----- Data to process
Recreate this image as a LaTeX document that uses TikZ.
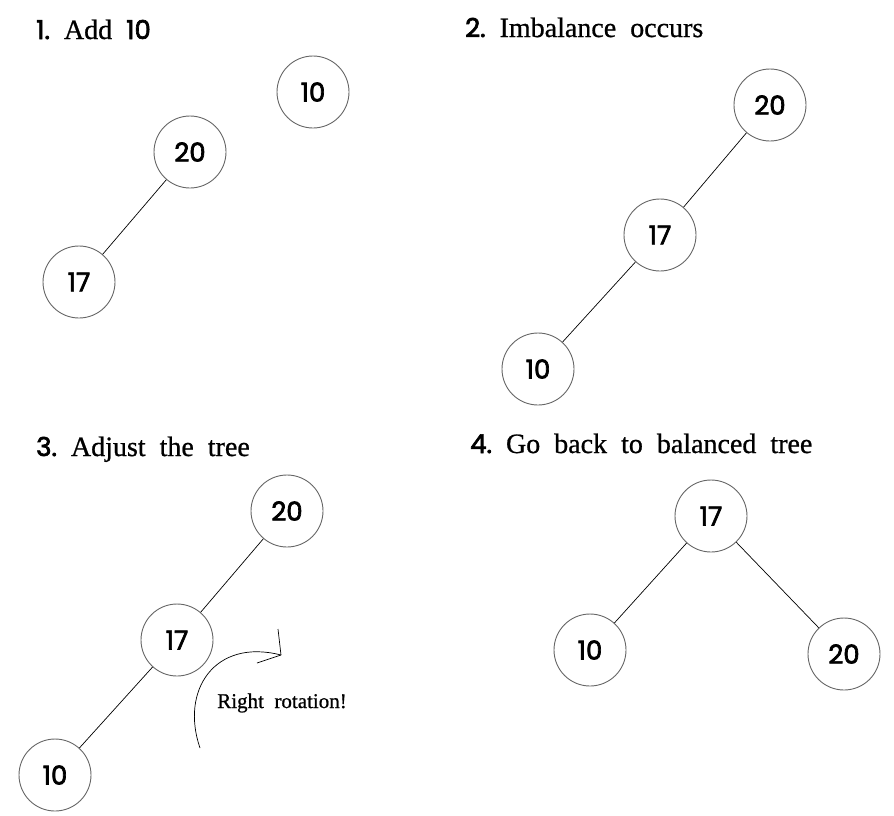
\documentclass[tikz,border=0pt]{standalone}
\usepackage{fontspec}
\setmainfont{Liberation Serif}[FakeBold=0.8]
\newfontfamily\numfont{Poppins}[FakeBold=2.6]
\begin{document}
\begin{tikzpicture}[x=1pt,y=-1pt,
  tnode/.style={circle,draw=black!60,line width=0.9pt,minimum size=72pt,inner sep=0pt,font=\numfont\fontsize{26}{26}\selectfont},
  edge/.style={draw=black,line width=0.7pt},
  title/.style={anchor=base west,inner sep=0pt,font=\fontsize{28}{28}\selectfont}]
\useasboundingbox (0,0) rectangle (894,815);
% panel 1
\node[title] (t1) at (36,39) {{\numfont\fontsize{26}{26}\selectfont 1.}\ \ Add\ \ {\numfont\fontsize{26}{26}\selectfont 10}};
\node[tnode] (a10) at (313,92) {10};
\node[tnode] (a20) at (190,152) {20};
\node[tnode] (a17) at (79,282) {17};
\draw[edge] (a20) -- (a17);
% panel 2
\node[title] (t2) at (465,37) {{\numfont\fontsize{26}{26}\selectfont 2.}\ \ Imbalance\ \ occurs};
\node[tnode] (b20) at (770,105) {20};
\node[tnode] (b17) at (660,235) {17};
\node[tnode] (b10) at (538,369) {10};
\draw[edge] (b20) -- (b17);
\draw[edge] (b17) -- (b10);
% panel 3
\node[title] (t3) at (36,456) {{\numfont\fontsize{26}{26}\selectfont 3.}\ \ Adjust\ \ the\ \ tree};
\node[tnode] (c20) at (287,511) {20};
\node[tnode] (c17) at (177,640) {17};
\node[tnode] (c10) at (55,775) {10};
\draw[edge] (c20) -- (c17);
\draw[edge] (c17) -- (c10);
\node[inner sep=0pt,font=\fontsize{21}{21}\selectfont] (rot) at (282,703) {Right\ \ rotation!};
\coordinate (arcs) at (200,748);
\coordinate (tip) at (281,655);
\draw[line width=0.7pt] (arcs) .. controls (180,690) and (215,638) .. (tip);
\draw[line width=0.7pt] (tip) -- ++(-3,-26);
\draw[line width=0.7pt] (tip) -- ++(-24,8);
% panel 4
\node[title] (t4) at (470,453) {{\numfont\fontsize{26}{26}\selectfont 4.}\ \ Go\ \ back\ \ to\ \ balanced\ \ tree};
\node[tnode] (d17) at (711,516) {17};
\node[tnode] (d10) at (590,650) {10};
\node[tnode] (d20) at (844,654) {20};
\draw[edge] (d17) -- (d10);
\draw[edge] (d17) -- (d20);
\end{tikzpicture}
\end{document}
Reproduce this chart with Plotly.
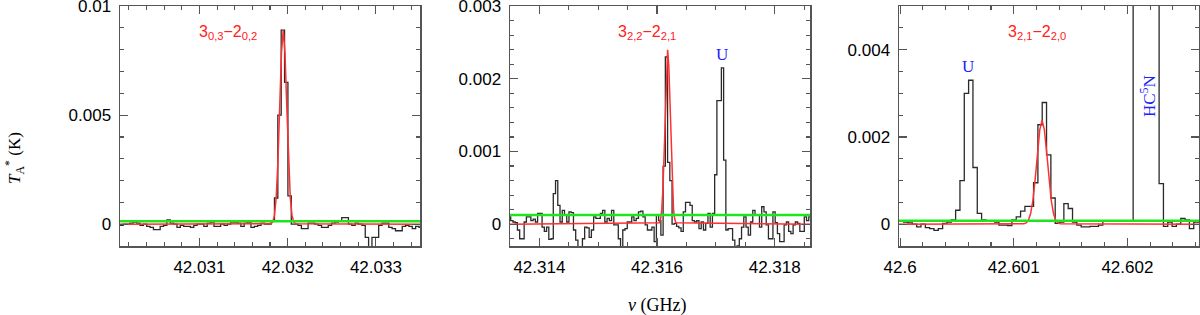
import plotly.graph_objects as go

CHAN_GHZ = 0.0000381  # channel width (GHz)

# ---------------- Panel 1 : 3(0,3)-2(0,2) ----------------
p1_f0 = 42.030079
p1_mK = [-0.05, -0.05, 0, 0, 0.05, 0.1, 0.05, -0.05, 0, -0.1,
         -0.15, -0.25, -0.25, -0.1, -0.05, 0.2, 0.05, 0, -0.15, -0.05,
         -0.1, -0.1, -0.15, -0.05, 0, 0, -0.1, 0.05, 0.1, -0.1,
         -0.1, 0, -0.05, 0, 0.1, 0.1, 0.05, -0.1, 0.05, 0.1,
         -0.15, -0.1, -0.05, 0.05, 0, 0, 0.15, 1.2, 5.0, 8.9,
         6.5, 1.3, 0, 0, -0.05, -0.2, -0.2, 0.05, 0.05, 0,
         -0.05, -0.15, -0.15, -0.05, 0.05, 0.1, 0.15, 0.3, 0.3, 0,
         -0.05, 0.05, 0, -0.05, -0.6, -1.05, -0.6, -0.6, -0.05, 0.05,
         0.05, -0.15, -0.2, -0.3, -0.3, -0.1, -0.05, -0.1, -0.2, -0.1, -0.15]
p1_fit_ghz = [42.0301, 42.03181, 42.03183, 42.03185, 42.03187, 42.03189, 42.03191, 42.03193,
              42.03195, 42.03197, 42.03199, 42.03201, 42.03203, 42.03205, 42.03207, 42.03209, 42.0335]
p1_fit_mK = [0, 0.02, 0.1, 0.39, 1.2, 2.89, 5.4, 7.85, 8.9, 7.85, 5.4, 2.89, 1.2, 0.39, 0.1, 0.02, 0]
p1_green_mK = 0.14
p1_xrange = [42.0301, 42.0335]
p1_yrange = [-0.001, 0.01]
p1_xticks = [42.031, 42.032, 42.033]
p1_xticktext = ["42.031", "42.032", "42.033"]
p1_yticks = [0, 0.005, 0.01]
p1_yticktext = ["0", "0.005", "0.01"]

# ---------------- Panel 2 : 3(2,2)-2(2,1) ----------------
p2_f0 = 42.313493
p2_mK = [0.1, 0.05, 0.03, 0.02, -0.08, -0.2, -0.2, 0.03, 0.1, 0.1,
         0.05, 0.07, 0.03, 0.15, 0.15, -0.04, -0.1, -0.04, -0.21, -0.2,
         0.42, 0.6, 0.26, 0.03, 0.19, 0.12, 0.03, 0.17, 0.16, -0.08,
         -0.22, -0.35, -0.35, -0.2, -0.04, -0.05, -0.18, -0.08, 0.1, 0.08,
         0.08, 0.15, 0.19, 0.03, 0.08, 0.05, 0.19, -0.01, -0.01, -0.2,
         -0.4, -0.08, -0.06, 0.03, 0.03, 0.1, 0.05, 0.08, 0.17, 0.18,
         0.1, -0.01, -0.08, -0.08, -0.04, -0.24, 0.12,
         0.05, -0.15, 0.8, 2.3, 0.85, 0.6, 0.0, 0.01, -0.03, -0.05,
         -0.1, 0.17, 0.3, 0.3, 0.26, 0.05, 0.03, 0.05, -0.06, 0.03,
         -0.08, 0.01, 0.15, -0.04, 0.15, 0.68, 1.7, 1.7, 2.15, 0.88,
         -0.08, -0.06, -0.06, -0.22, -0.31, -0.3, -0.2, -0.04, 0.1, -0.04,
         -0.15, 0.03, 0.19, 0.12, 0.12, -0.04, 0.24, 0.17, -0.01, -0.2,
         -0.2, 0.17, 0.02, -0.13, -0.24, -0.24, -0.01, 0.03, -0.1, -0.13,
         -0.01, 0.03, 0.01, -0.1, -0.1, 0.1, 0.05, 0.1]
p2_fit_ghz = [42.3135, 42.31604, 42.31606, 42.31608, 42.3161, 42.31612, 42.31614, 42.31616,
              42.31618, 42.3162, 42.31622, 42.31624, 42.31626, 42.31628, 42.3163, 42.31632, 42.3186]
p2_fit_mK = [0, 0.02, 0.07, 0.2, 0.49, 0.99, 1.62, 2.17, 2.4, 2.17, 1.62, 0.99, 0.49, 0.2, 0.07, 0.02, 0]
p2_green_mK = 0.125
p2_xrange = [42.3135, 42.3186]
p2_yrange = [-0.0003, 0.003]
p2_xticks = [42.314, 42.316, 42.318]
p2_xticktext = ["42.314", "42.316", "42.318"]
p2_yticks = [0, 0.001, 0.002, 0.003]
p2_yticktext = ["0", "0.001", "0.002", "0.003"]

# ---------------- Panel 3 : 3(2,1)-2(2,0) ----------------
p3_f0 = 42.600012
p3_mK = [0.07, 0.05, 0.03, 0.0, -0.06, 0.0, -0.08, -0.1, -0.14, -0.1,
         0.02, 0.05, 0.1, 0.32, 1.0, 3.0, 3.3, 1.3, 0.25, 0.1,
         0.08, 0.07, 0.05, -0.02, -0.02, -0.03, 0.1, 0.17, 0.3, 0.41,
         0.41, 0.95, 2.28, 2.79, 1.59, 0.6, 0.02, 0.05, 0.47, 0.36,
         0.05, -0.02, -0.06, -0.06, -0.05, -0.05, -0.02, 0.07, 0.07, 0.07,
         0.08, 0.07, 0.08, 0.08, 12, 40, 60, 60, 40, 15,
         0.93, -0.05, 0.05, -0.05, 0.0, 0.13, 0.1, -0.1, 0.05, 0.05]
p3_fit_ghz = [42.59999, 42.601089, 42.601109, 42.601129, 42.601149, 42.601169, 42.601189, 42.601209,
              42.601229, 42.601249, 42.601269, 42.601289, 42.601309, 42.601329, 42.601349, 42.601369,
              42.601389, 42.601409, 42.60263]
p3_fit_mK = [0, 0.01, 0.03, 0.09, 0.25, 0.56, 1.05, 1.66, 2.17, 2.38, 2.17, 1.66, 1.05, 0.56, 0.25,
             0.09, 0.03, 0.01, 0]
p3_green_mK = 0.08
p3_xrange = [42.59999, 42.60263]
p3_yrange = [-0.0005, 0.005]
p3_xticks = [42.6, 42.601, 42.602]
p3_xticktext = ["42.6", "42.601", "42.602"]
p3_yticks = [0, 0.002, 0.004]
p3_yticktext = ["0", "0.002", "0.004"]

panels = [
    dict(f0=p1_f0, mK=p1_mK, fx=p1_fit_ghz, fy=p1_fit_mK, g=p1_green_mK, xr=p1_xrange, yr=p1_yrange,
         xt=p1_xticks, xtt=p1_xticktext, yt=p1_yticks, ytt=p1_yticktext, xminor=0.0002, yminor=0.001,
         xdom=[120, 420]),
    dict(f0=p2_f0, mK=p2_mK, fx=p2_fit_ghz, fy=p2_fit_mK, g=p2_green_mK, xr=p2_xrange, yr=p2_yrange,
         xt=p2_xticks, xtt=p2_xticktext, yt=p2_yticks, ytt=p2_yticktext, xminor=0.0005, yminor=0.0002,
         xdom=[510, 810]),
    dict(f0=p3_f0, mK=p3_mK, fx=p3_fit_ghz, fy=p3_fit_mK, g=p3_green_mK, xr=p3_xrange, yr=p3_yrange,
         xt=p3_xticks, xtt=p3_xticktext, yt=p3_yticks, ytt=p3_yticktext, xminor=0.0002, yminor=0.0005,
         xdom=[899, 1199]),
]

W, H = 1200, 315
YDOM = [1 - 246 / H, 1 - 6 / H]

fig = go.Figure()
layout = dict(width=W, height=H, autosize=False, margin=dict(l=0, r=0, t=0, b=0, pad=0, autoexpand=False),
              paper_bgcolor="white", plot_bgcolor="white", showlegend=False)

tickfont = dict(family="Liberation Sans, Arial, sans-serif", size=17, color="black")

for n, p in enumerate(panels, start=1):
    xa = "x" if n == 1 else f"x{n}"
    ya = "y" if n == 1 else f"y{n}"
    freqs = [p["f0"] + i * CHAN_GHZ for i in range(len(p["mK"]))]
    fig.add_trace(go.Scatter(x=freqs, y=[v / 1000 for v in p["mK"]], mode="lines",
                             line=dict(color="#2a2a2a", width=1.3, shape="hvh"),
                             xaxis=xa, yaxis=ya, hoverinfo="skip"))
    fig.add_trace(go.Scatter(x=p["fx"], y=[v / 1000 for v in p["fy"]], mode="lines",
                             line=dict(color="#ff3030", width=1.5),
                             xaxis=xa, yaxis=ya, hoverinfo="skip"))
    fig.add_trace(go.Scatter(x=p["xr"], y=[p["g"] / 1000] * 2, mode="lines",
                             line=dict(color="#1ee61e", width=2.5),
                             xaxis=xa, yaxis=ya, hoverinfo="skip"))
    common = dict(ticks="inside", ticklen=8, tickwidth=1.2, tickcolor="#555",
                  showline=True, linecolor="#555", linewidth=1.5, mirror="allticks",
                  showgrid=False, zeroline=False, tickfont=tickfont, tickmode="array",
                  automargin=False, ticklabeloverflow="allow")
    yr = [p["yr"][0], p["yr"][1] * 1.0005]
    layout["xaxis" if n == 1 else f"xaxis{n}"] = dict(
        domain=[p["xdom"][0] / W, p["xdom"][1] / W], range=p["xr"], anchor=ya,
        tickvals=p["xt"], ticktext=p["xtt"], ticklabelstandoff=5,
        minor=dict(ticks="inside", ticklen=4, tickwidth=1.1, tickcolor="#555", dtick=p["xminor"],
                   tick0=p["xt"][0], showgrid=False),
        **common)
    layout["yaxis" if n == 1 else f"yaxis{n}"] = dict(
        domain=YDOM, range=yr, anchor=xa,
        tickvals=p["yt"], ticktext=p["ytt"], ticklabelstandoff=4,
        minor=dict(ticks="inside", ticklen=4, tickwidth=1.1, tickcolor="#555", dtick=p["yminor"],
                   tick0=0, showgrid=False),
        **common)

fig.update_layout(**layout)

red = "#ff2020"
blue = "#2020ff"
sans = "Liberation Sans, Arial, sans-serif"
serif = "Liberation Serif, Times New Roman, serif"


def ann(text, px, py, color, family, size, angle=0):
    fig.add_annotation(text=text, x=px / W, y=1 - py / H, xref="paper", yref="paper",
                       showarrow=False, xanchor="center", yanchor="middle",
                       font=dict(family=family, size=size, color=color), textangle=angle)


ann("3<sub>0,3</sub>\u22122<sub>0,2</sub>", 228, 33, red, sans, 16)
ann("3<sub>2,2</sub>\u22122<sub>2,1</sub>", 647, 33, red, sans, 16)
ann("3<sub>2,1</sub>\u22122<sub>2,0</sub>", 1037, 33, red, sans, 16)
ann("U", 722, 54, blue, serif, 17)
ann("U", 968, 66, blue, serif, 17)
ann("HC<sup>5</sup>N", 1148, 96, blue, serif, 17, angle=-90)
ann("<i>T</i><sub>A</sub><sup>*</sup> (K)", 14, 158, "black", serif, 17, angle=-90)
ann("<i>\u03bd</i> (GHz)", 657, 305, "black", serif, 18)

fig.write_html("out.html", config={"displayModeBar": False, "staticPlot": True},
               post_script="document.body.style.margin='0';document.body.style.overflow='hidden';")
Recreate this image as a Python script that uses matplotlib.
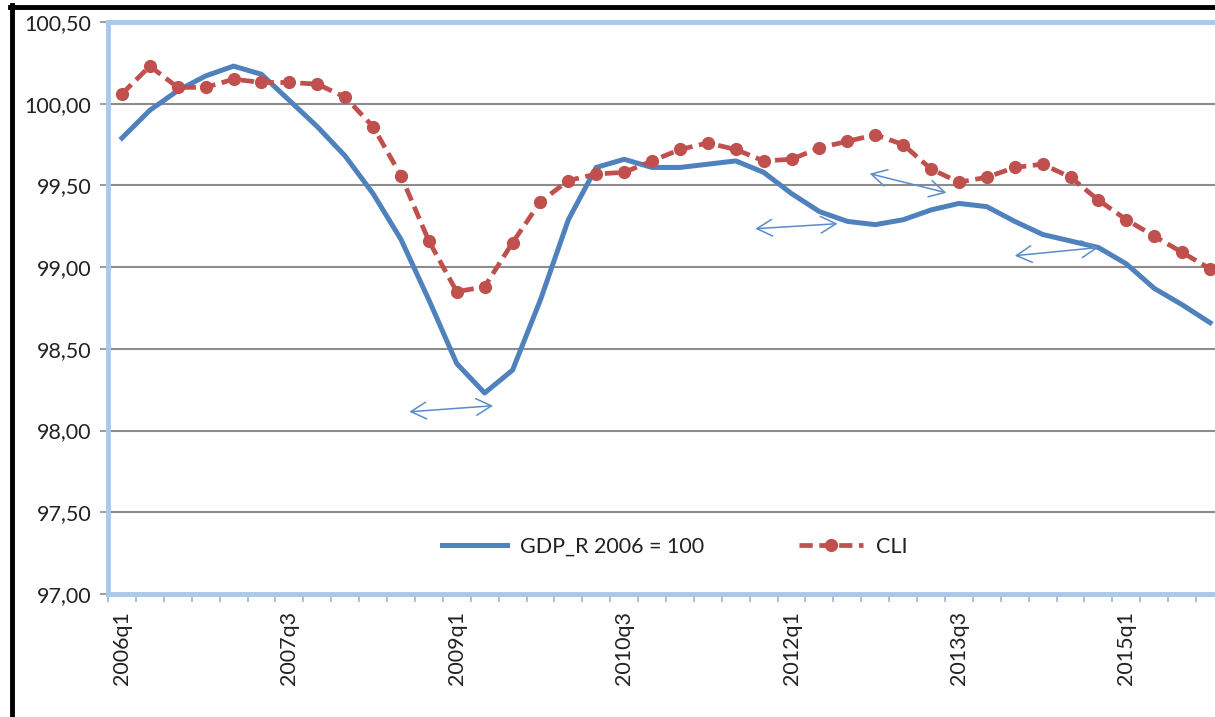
----------
■ **Aim of the task**:
Reproduce nothing but the lines from the one with "Reproduce this chart with Plotly." to the one with "CHAN_GHZ = 0.0000381", both lines included, and keep every picture out of the copy.

■ **Full response**:
Reproduce this chart with Plotly.
import plotly.graph_objects as go

CHAN_GHZ = 0.0000381  # channel width (GHz)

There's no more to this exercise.